This week, our educational leaders put their noggins together and chose names for a pair of new schools, aiming for titles to inspire young minds as they enter Wake County’s newest temples of learning.
Their first selection: Kennebec Road High – a stirring choice that honors the new school’s street address.
The second: Honeycutt Road Elementary – a name so dynamic it demands to be sung rather than spoken.
Sarcasm aside, I will point out that members of the Wake school board described their own choices as “boring.”
“It doesn’t roll off the tongue that great,” Susan Evans said of Kennebec.
But there’s a reason for these ho-hum proposals, and I’m here to bash it. For years now, Wake County school folk have declined to name academic institutions after real people, opting instead for bland, inoffensive titles that vaguely describe the school’s surroundings. River Bend. Rogers Lane.
Avoiding real people on school buildings isn’t even official policy anymore. A former school board, dominated by Republicans, eased the proper noun ban in 2010. But still, no recent Wake school bears the name of a historic or locally memorable human being – a well-intentioned practice that I’m nonetheless going to call a tad cowardly in its aim to avoid controversy.
Real people’s lives, after all, are messy and complex. Few of them can withstand scrutiny in their own time let alone the life of the average school building.
W.G. Enloe, the onetime Raleigh mayor whose namesake high school consistently ranks among the nation’s best, criticized black students who participated in lunch counter sit-ins during the civil rights movement, calling it regrettable that they would “risk endangering Raleigh’s friendly and cooperative race relations by seeking to change a long-standing custom.”
Gov. Charles Brantley Aycock, champion of white supremacy more than a century ago, has seen his name stripped off buildings at three universities in the state: Duke, East Carolina and UNC-Greensboro.
I am not, of course, calling for Klansmen to appear on what ought to be our proudest buildings. Having belonged to that ignominius band, William Saunders deserved to see his name wiped off a hall at UNC-Chapel Hill. But weren’t there any other deserving candidates out there? Was Carolina Hall really the best suggestion anyone could muster? Must we stop chiseling the names of any human beings on our school buildings because we occasionally pick the wrong ones? Can’t we agree on the merits of anyone’s life? How about Kermit the Frog Elementary? I’d rather see that on a kid’s T-shirt than, say, Mills Park. Forgive me, Panthers.
Here’s why I think this matters. As a young teen, I attended Matthew Henson Middle School, which is named for the son of Maryland sharecroppers. At age 12, Henson walked from Washington, D.C., to Baltimore and signed on as a cabin boy on a merchant ship.
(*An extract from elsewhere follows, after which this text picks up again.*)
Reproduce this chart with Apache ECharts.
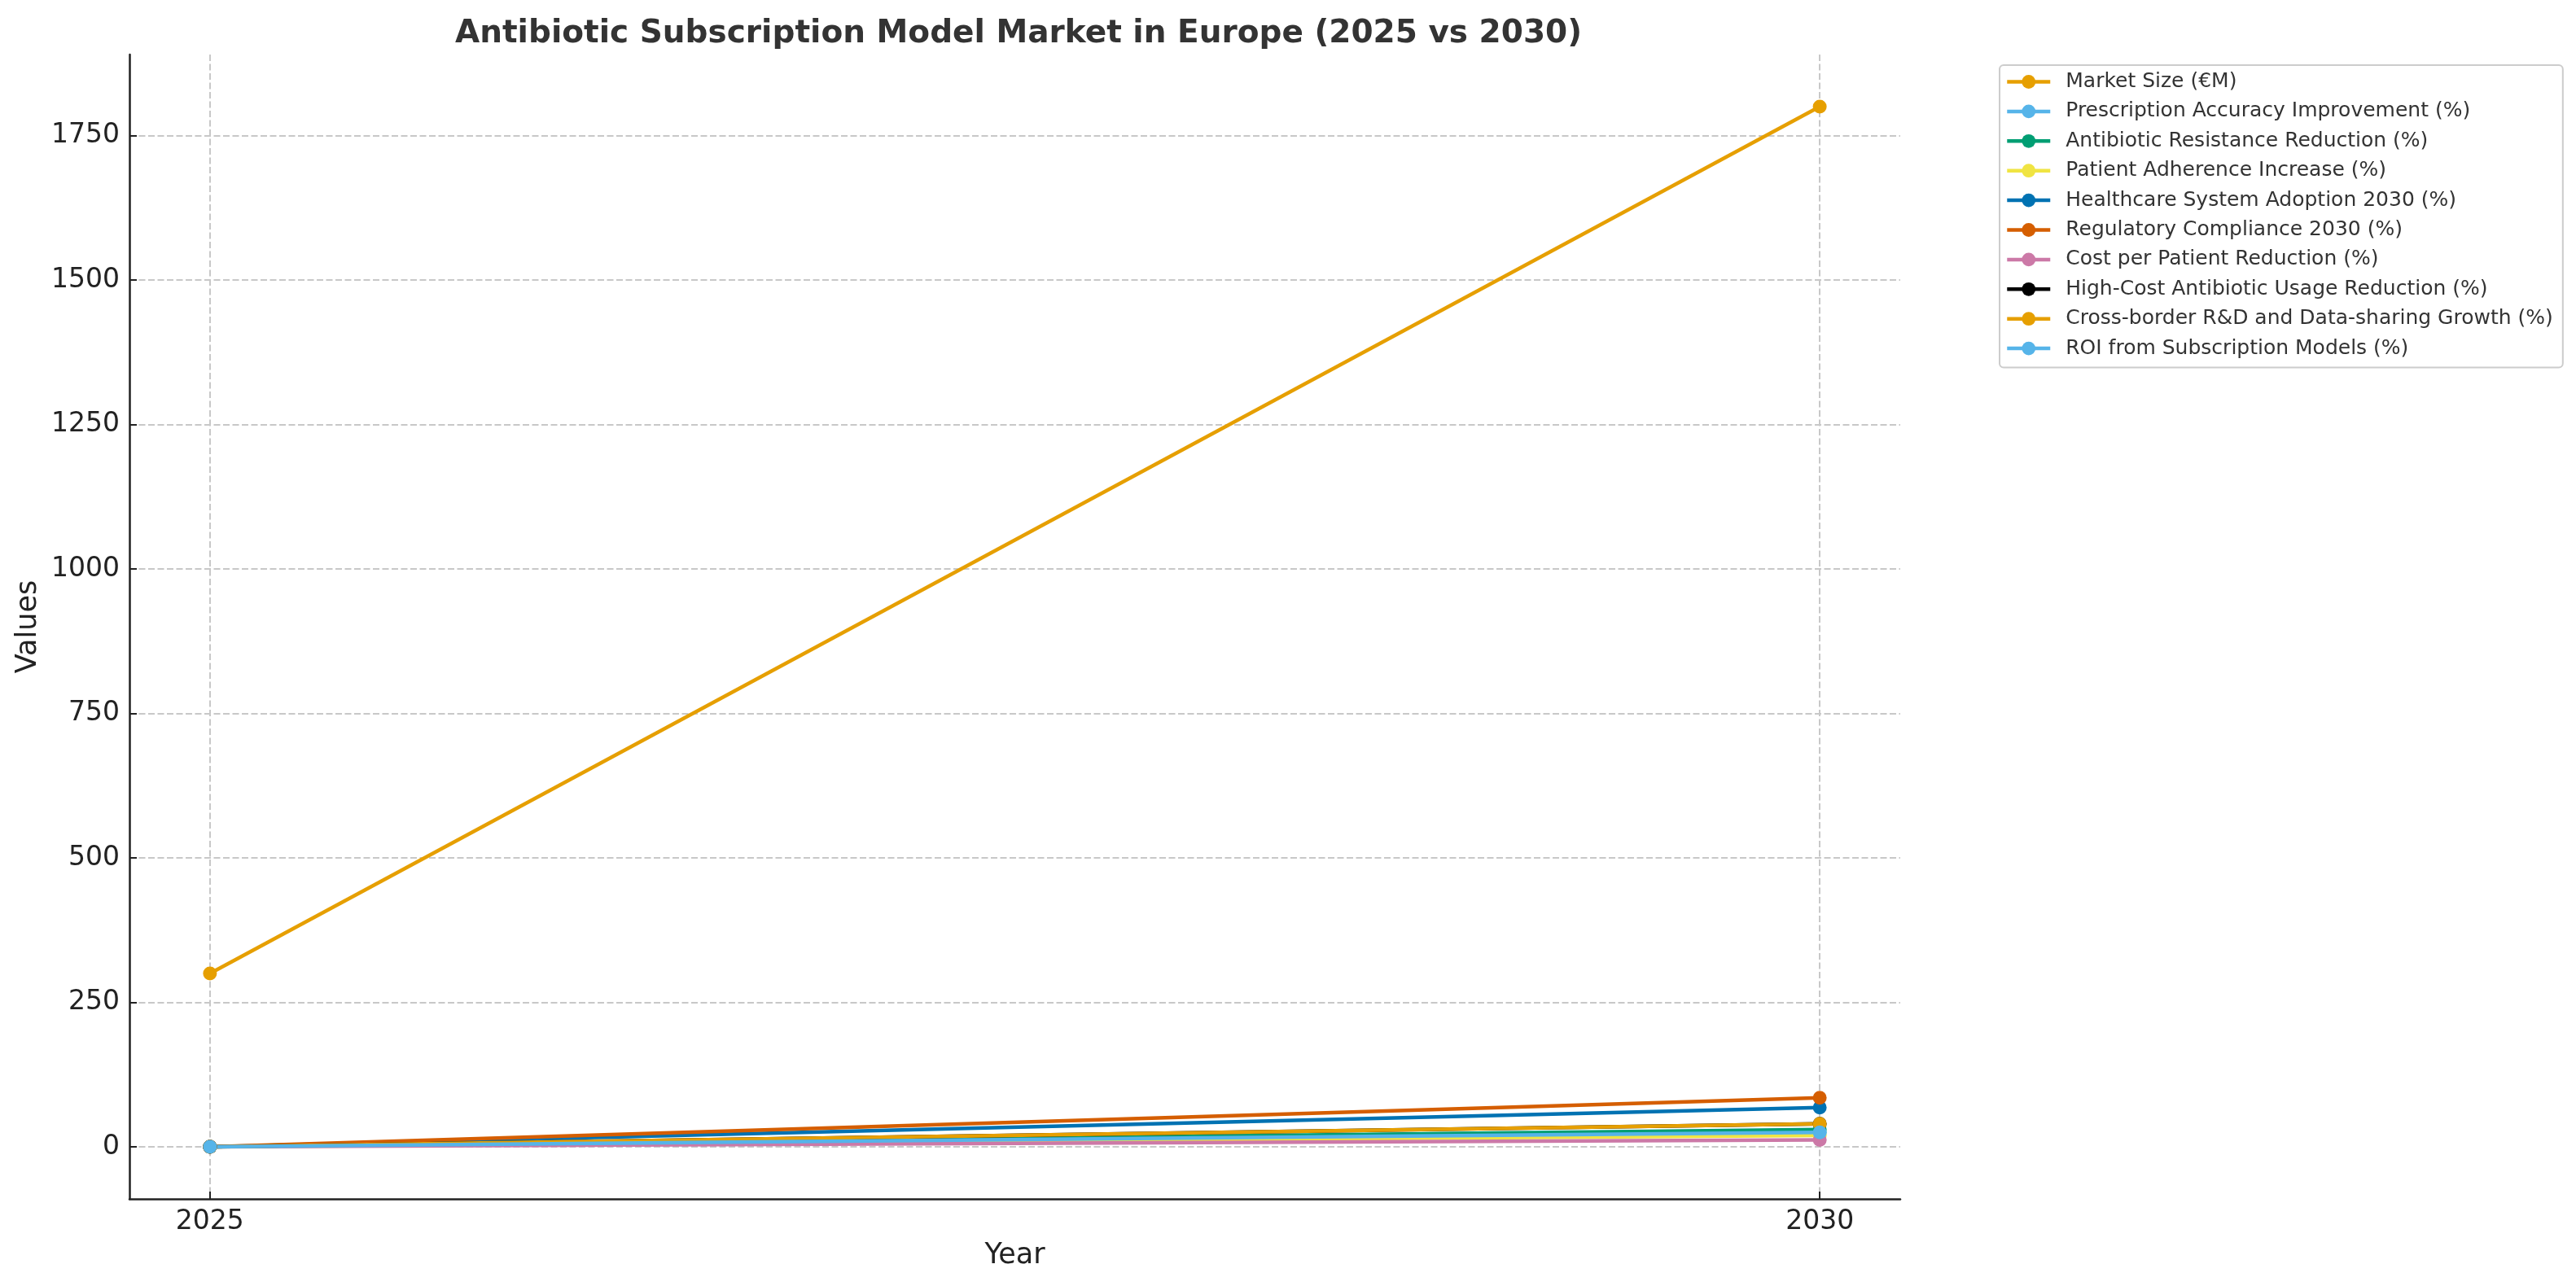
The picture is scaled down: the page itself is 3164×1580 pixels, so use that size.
<!DOCTYPE html>
<html>
<head>
<meta charset="utf-8">
<script src="https://cdn.jsdelivr.net/npm/echarts@6/dist/echarts.min.js"></script>
<style>
html,body{margin:0;padding:0;background:#fff;}
#chart{width:3164px;height:1580px;}
</style>
</head>
<body>
<div id="chart"></div>
<script>
const years = [2025, 2030];
const seriesNames = [
  'Market Size (€M)',
  'Prescription Accuracy Improvement (%)',
  'Antibiotic Resistance Reduction (%)',
  'Patient Adherence Increase (%)',
  'Healthcare System Adoption 2030 (%)',
  'Regulatory Compliance 2030 (%)',
  'Cost per Patient Reduction (%)',
  'High-Cost Antibiotic Usage Reduction (%)',
  'Cross-border R&D and Data-sharing Growth (%)',
  'ROI from Subscription Models (%)'
];
const marketSize = [300, 1800];
const prescriptionAccuracy = [0, 25];
const resistanceReduction = [0, 30];
const adherenceIncrease = [0, 20];
const healthcareAdoption = [0, 68];
const regulatoryCompliance = [0, 85];
const costReduction = [0, 12];
const highCostReduction = [0, 40];
const crossBorderGrowth = [0, 40];
const roiSubscription = [0, 25];
const yTicks = [0, 250, 500, 750, 1000, 1250, 1500, 1750];
const xTicks = [2025, 2030];

const seriesValues = [marketSize, prescriptionAccuracy, resistanceReduction, adherenceIncrease,
  healthcareAdoption, regulatoryCompliance, costReduction, highCostReduction, crossBorderGrowth, roiSubscription];
const colors = ['#E69F00', '#56B4E9', '#009E73', '#F0E442', '#0072B2', '#D55E00', '#CC79A7', '#000000', '#E69F00', '#56B4E9'];

const chart = echarts.init(document.getElementById('chart'), null, {renderer: 'canvas'});
const font = 'DejaVu Sans';
const gridLine = {show: true, lineStyle: {color: '#c8c8c8', width: 2, type: [8, 3.5]}};

chart.setOption({
  animation: false,
  backgroundColor: '#ffffff',
  color: colors,
  title: {
    text: 'Antibiotic Subscription Model Market in Europe (2025 vs 2030)',
    left: 1246, top: 17, textAlign: 'center',
    textStyle: {fontFamily: font, fontSize: 39, fontWeight: 'bold', color: '#333333'}
  },
  legend: {
    orient: 'vertical',
    left: 2456, top: 80,
    padding: [8, 12, 11, 7],
    borderColor: '#cccccc', borderWidth: 2, borderRadius: 5,
    itemWidth: 53, itemHeight: 21, itemGap: 11.4,
    lineStyle: {width: 4.5},
    textStyle: {fontFamily: font, fontSize: 25, color: '#333333', padding: [0, 0, 0, 14]},
    data: seriesNames
  },
  grid: {left: 159, right: 830, top: 67, bottom: 107, containLabel: false},
  xAxis: {
    type: 'value', min: 2024.75, max: 2030.25,
    name: 'Year', nameLocation: 'middle', nameGap: 52,
    nameTextStyle: {fontFamily: font, fontSize: 35, color: '#222222'},
    axisLine: {show: true, onZero: false, lineStyle: {color: '#222222', width: 2.5}},
    axisTick: {show: true, inside: true, length: 9, lineStyle: {color: '#222222', width: 2}, customValues: xTicks},
    axisLabel: {customValues: xTicks, margin: 12, fontFamily: font, fontSize: 33, color: '#222222', formatter: v => String(v)},
    splitLine: gridLine
  },
  yAxis: {
    type: 'value', min: -90, max: 1890,
    name: 'Values', nameLocation: 'middle', nameGap: 106, nameRotate: 90,
    nameTextStyle: {fontFamily: font, fontSize: 35, color: '#222222'},
    axisLine: {show: true, onZero: false, lineStyle: {color: '#222222', width: 2.5}},
    axisTick: {show: true, inside: true, length: 9, lineStyle: {color: '#222222', width: 2}, customValues: yTicks},
    axisLabel: {customValues: yTicks, margin: 12, fontFamily: font, fontSize: 33, color: '#222222', formatter: v => String(v)},
    splitLine: gridLine
  },
  series: seriesNames.map((name, i) => ({
    name: name,
    type: 'line',
    data: years.map((y, j) => [y, seriesValues[i][j]]),
    symbol: 'circle', symbolSize: 17,
    lineStyle: {width: 4.5, color: colors[i]},
    itemStyle: {color: colors[i]},
    emphasis: {disabled: true}
  }))
});
</script>
</body>
</html>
In a lifetime of exploring, he made it to China, North Africa and the Black Sea. He made six voyages in search of the North Pole, the first black Arctic explorer, a fellow Marylander who mastered the Inuit language and learned to make igloos.
Even as an adolescent, it meant something to wear our shirts with Henson’s parka-clad face on the front. We were the Huskies in honor of the remarkable man who grew up in the same swampy boondock. But our brick alma mater could just as easily have been named Livingston Road Middle School, depriving us of a connection to his perseverance through frostbite.
Maybe if I combed through the details of Henson’s life I could find some unsavory detail, some seldom-mentioned unkindness in his character or political view that society no longer tolerates. But even if it did, I would remain a proud Husky, glad to have to a genuine human being as the emblem of my education.